One of the genetics researchers I was talking to at the 50th anniversary of Medical Genetics at the UW pointed out the major problem he and his Chinese research lab (he's Scottish, by the way) have is the quality and sourcing of any pharmaceuticals or any materials.
The only way they can be sure what they get is really what it's supposed to be is to follow it every step of the way from the source to the lab, because cheating and other fraudulent practices are endemic in current Chinese supply chains.
Chinese corruption is the prorblem, nothing else.
This kind of fraud is hardly unique to this era; adulteration, for example, had a long history in Victorian England and the US. If anything, an era when it does not exist is an anomaly.
Nicely done analogy.
The Heparin scandal disturbs me a great deal. But let's not forget that American companies sell broken shit to China too. I've seen it happen firsthand with consumer electronics that didn't pass QA for the American market. Capitalism requires the rule of law; when there's minimal downside to cheating, people cheat.
You're beginning to sound like Charles, towards the end there.
@8. You put your finger on it. Laws and regulation are the only way to force solutions rather than frauds.
@1. Thank-you. I've corrected the link.
The modern mania for deregulation, promoted under the sweet-sounding aegis of 'free-trade' ("see, it's got 'free' right there in the name! Who could be against freedom?") seems to inevitably lead to a Yankee-Trader style, caveat-emptor marketplace. It does not require an overarching, malevolent conspiracy to bring about effects like this, just an atmosphere like the one you describe, where the upside of unethical behavior outweighs the downside. Laissez-faire regulatory approaches seem to inevitably breed many little conspiracies, of factory managers substituting melamine, builders substituting substandard concrete, bonds traders substituting junk bonds. It doesn't require malice, just greed and a profound lack of foresight. The malicious effects take care of themselves.

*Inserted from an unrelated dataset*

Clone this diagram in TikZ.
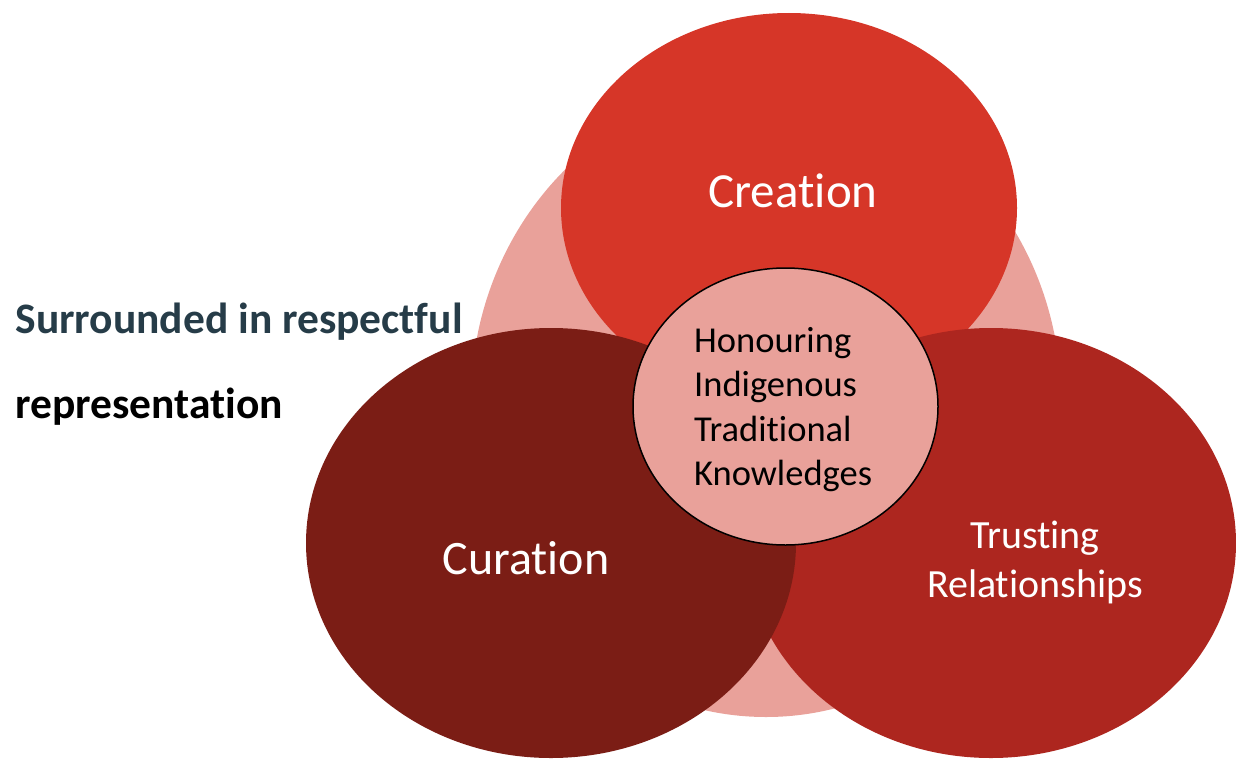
\documentclass[tikz,border=0pt]{standalone}
\usepackage{fontspec}
\setmainfont{Carlito}[RawFeature={-liga}]
\usetikzlibrary{shapes.geometric}
\definecolor{blush}{HTML}{E9A19A}
\definecolor{flame}{HTML}{D63628}
\definecolor{brick}{HTML}{AD261F}
\definecolor{maroon}{HTML}{7B1D15}
\definecolor{slate}{HTML}{263C48}
\begin{document}
\begin{tikzpicture}[x=1pt,y=-1pt,
    blob/.style={ellipse,inner sep=0pt,draw=none},
    word/.style={text=white,anchor=base,font=\fontsize{48}{56}\selectfont},
    caption/.style={anchor=base west,font=\bfseries\fontsize{43.5}{50}\selectfont}]
  \useasboundingbox (0,0) rectangle (1236,760);
  % circles, back to front
  \node[blob,fill=blush,minimum width=590,minimum height=632] (whole) at (766,401) {};
  \node[blob,fill=flame,minimum width=456,minimum height=390] (creation) at (789,208) {};
  \node[blob,fill=brick,minimum width=490,minimum height=430] (trusting) at (991,543) {};
  \node[blob,fill=maroon,minimum width=490,minimum height=430] (curation) at (551,543) {};
  \node[blob,fill=blush,draw=black,line width=1.5pt,minimum width=305,minimum height=277] (core) at (785.5,406.5) {};
  % labels
  \node[word,font=\fontsize{49}{56}\selectfont] (creationtext) at (793,207) {Creation};
  \node[word] (curationtext) at (526,574) {Curation};
  \node[word,font=\fontsize{40}{49}\selectfont,align=center,anchor=north] (trustingtext) at (1035,517) {Trusting\\Relationships};
  \node[anchor=north west,inner sep=0pt,align=left,font=\fontsize{36.5}{44.5}\selectfont] (coretext) at (694,327) {Honouring\\Indigenous\\Traditional\\Knowledges};
  \node[caption,text=slate] (surround) at (12,333) {Surrounded in respectful};
  \node[caption] (represent) at (12,418) {representation};
\end{tikzpicture}
\end{document}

The idea that government oversight of business is nothing but an unnecessary hindrance is such transparent bullshit that it's amazing how thoroughly it has taken root in the public consciousness. With story after story of the disastrous effects of this approach breaking on a daily basis, it boggles the mind that media reporting on these undlessly unfolding crises so rarely bothers to put two and two together.
the problem with government oversight as it is and presumably would be in the future is that is so fundamentally conflicted about what it's job is as regulators. When the government finally gets a mandate from those that elect people to positions rather than who funds campaigns, maybe regulation will be sufficiently and practically applied.
It isn't enough to say more regulation is required if the net effect doesnt change.
Exactly, @11. But you also need competence, something that GOP appointees never have and never will.
i think regulation actually needs some teeth. more regulation of handslaps isn't actually encouraging anyone to stop fraudulent behavior, it merely makes it a cost of doing business. if regulation had the balls to penalize people in ways that mattered to the person and the business, we might see less of it.
Two distinct issues exist here, the failure of the Hobbesian capitalistic state (embodied by contemporary China) to efficiently produce legitimate products--as the most corrupt have such an advantage--and the inability to regulate the impossible into existence.
The world, with declining natural resources, needs to become six times as productive in a decade or two; it's not clear this is possible. It certainly won't happen in a regulation-free war of all against all. The only chance is with some rules to weed out the most heinously corrupt.
Nor would it happen if you simply demand the impossible--like asking all new cars to be powered by perpetual motion engines.
is it impossible to ask for people to enforce rules in existence before creating new ones they would subsequently half- assedly enforce?
I'd guess that the rules are necessary, but not sufficient to get where you want to go re corruption. Culture is the ultimate arbeiter of behavior, not law. Law exists merely to protect the culture from being damaged. Our long lasting state of lawlessness and lack of real justice (in the financial and commercial realm) has damaged our culture such that dishonesty seems normal - the culture has been bent for so long that it's now stuck that way.
Changing the laws is necessary, but it may take some time for the culture to respond. And as Bellevue points out you need a willing enforcement arm, and the Bush admin has been running around with a scythe whacking away at that part, too...
The issue of culure is an intteresting one I think there might be merit with that, but i'd also point out that the government hasn't provided any answers into shaping the incentives to not be skewed towards causing calamity.
Like Realtors for instance. Should an agent that sells a product that is subsidized by the government be held accountable if they use deception to encourage sales (I hate NAR for all the lying and phoniness they spout)? Or Mortgage Brokers? or appraisers? one of the problematic obstacles to squashing the bubble before it started was that local governments benefitted from these inflated prices and appraisals through property taxes...
Its like eexpecting a warden to stop prisoners from fighting when he makes money by orchestraring fights.
you know what should really piss all of you off? the bear stearns shit. http://market-ticker.denninger.net/2008/03/insanity-of-bear-stearns-jpm-continues.html
Charles is beating off to this post right now.
Do you mean that coke was not 100 per cent pure? God, the guy lied to me.